» **Information provided**
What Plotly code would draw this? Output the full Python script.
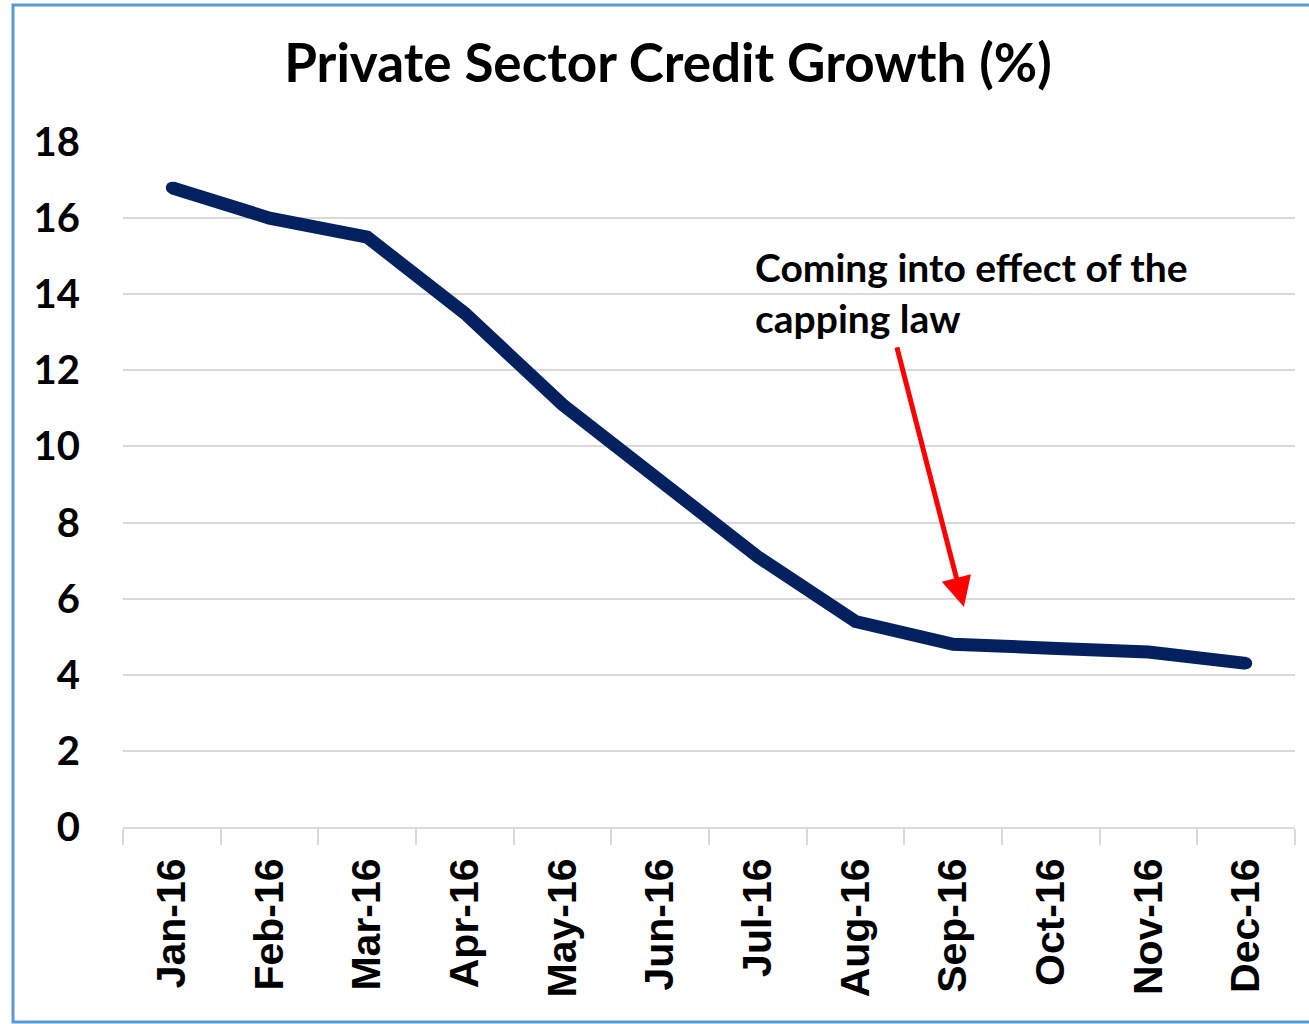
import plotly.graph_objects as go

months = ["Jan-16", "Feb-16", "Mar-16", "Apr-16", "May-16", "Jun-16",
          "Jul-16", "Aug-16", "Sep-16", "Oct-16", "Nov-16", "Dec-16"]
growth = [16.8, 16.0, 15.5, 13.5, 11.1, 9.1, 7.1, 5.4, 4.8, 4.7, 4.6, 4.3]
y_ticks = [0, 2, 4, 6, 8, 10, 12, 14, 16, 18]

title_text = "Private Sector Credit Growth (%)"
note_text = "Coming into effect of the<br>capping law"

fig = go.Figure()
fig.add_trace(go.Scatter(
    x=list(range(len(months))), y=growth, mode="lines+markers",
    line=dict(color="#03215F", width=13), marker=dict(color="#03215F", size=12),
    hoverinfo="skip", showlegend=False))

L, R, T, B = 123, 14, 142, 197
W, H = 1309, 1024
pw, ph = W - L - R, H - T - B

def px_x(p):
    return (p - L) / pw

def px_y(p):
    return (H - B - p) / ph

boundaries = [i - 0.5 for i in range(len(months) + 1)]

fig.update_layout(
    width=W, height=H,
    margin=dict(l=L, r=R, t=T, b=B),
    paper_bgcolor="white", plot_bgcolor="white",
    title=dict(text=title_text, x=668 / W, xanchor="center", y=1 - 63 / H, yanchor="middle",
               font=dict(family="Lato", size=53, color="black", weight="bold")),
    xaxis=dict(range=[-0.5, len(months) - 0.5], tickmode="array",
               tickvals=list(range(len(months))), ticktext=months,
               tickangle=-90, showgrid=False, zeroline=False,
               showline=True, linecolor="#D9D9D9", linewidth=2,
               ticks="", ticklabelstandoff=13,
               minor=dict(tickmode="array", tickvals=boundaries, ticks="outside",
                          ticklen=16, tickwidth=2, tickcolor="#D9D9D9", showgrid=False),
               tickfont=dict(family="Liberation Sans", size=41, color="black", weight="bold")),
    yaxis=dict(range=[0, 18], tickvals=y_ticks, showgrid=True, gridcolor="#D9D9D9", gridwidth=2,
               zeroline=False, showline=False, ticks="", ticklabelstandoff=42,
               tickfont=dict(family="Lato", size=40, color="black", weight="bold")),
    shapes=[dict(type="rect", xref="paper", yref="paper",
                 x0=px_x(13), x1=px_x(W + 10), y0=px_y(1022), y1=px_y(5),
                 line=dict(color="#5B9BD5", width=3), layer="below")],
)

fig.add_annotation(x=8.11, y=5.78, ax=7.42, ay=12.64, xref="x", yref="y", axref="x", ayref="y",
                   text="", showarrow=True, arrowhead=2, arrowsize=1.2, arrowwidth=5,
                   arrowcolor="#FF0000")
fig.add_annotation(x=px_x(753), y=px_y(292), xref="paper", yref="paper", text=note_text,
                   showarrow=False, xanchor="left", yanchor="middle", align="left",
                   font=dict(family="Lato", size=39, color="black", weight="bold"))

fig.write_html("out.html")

» **Exercise goal**
Would you reproduce the lines above, from the very first through the line containing "y_ticks = [0, 2, 4, 6, 8, 10, 12, 14, 16, 18]", exactly and without the pictures?

» **Solution for this problem**
What Plotly code would draw this? Output the full Python script.
import plotly.graph_objects as go

months = ["Jan-16", "Feb-16", "Mar-16", "Apr-16", "May-16", "Jun-16",
          "Jul-16", "Aug-16", "Sep-16", "Oct-16", "Nov-16", "Dec-16"]
growth = [16.8, 16.0, 15.5, 13.5, 11.1, 9.1, 7.1, 5.4, 4.8, 4.7, 4.6, 4.3]
y_ticks = [0, 2, 4, 6, 8, 10, 12, 14, 16, 18]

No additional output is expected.